YOUR GOAL: The material below holds pictures; leave them out and reproduce exactly the lines from the one with "Generate a LaTeX" through the one with "Clone this chart in Bokeh.", inclusive.

RECORDS SUPPLIED:
··········
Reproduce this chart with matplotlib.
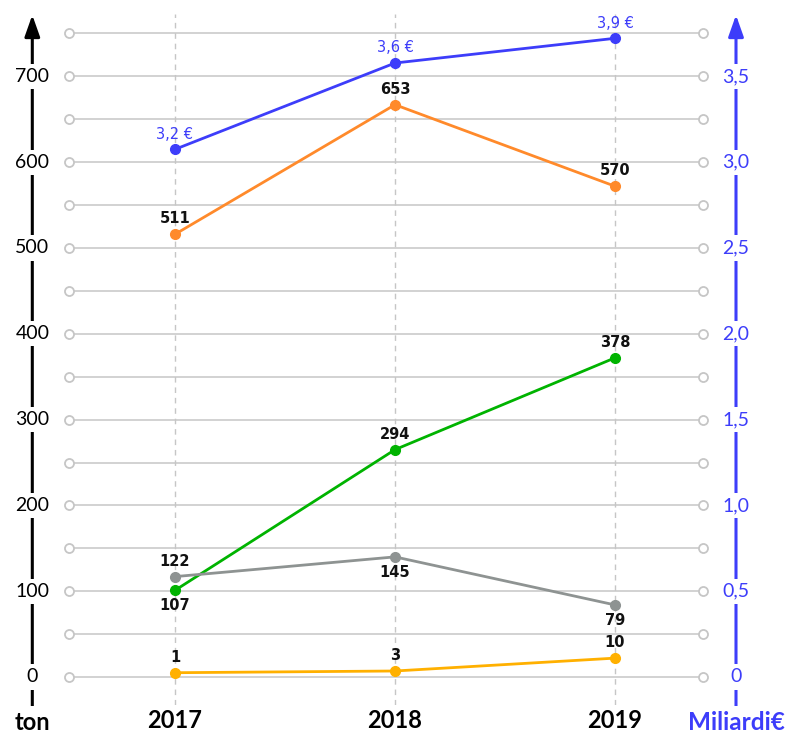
··········
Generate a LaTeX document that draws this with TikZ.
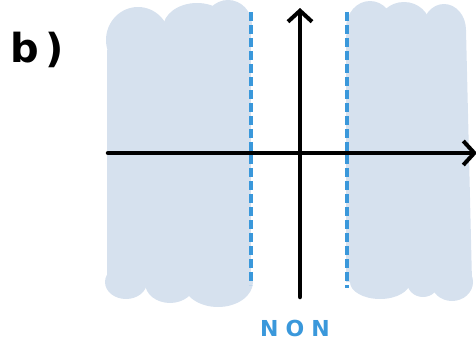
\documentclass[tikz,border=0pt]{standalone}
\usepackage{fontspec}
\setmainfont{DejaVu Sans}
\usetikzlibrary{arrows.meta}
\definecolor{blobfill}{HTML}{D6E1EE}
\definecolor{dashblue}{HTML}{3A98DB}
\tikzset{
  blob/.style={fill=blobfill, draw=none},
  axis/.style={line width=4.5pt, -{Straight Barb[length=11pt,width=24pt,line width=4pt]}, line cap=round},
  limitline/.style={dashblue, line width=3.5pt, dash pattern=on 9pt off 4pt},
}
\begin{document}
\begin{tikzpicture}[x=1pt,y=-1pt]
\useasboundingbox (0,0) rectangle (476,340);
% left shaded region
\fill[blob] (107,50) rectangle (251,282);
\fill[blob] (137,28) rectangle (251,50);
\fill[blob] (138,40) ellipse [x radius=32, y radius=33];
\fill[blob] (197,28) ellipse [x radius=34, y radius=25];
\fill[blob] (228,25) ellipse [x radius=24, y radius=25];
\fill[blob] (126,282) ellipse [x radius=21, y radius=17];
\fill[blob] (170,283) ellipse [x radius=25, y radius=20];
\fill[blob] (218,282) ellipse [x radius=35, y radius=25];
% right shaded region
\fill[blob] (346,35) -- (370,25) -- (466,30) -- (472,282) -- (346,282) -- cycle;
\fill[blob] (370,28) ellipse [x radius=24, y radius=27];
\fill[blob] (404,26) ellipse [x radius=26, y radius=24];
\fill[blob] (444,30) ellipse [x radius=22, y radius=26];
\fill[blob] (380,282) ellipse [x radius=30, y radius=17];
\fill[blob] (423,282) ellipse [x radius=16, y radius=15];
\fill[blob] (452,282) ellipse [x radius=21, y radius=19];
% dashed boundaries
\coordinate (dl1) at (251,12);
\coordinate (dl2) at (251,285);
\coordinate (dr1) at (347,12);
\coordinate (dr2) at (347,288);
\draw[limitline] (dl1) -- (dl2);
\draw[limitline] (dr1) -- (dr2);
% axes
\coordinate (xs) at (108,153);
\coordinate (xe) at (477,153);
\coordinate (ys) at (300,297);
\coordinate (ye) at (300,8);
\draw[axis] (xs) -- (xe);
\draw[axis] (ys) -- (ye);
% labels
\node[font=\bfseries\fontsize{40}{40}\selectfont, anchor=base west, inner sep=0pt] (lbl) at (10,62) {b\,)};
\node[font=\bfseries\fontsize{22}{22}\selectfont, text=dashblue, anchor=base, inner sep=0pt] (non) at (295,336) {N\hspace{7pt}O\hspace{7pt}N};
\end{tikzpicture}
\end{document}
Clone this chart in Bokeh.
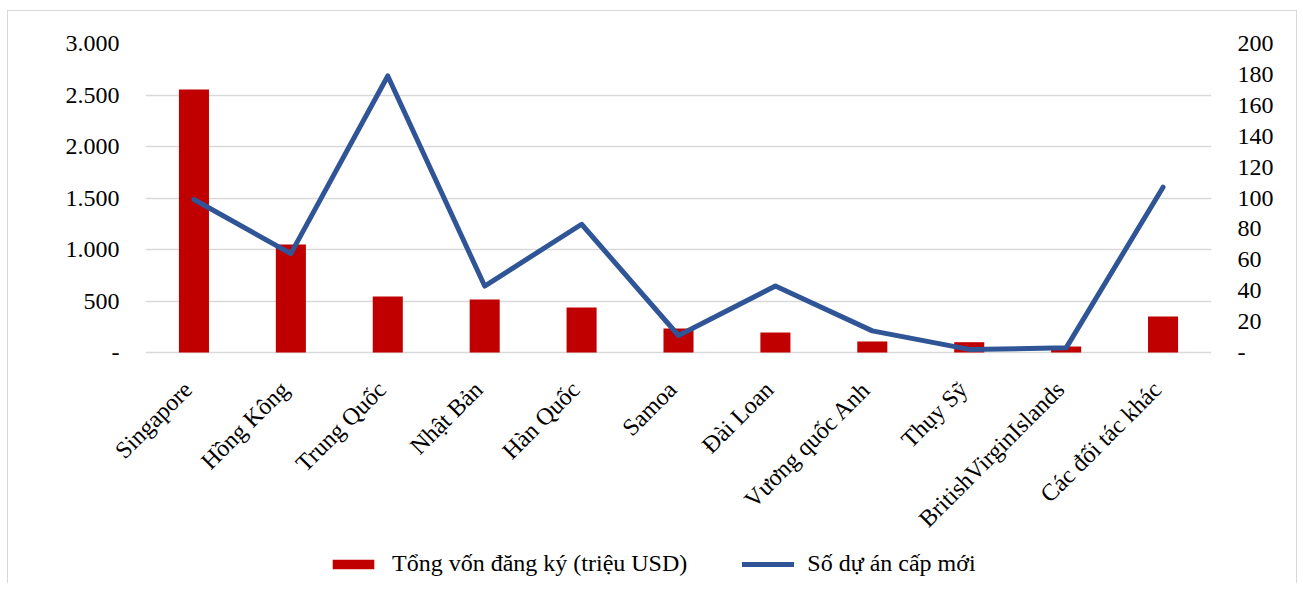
··········
WORKED ANSWER:
Generate a LaTeX document that draws this with TikZ.
\documentclass[tikz,border=0pt]{standalone}
\usepackage{fontspec}
\setmainfont{DejaVu Sans}
\usetikzlibrary{arrows.meta}
\definecolor{blobfill}{HTML}{D6E1EE}
\definecolor{dashblue}{HTML}{3A98DB}
\tikzset{
  blob/.style={fill=blobfill, draw=none},
  axis/.style={line width=4.5pt, -{Straight Barb[length=11pt,width=24pt,line width=4pt]}, line cap=round},
  limitline/.style={dashblue, line width=3.5pt, dash pattern=on 9pt off 4pt},
}
\begin{document}
\begin{tikzpicture}[x=1pt,y=-1pt]
\useasboundingbox (0,0) rectangle (476,340);
% left shaded region
\fill[blob] (107,50) rectangle (251,282);
\fill[blob] (137,28) rectangle (251,50);
\fill[blob] (138,40) ellipse [x radius=32, y radius=33];
\fill[blob] (197,28) ellipse [x radius=34, y radius=25];
\fill[blob] (228,25) ellipse [x radius=24, y radius=25];
\fill[blob] (126,282) ellipse [x radius=21, y radius=17];
\fill[blob] (170,283) ellipse [x radius=25, y radius=20];
\fill[blob] (218,282) ellipse [x radius=35, y radius=25];
% right shaded region
\fill[blob] (346,35) -- (370,25) -- (466,30) -- (472,282) -- (346,282) -- cycle;
\fill[blob] (370,28) ellipse [x radius=24, y radius=27];
\fill[blob] (404,26) ellipse [x radius=26, y radius=24];
\fill[blob] (444,30) ellipse [x radius=22, y radius=26];
\fill[blob] (380,282) ellipse [x radius=30, y radius=17];
\fill[blob] (423,282) ellipse [x radius=16, y radius=15];
\fill[blob] (452,282) ellipse [x radius=21, y radius=19];
% dashed boundaries
\coordinate (dl1) at (251,12);
\coordinate (dl2) at (251,285);
\coordinate (dr1) at (347,12);
\coordinate (dr2) at (347,288);
\draw[limitline] (dl1) -- (dl2);
\draw[limitline] (dr1) -- (dr2);
% axes
\coordinate (xs) at (108,153);
\coordinate (xe) at (477,153);
\coordinate (ys) at (300,297);
\coordinate (ye) at (300,8);
\draw[axis] (xs) -- (xe);
\draw[axis] (ys) -- (ye);
% labels
\node[font=\bfseries\fontsize{40}{40}\selectfont, anchor=base west, inner sep=0pt] (lbl) at (10,62) {b\,)};
\node[font=\bfseries\fontsize{22}{22}\selectfont, text=dashblue, anchor=base, inner sep=0pt] (non) at (295,336) {N\hspace{7pt}O\hspace{7pt}N};
\end{tikzpicture}
\end{document}
Clone this chart in Bokeh.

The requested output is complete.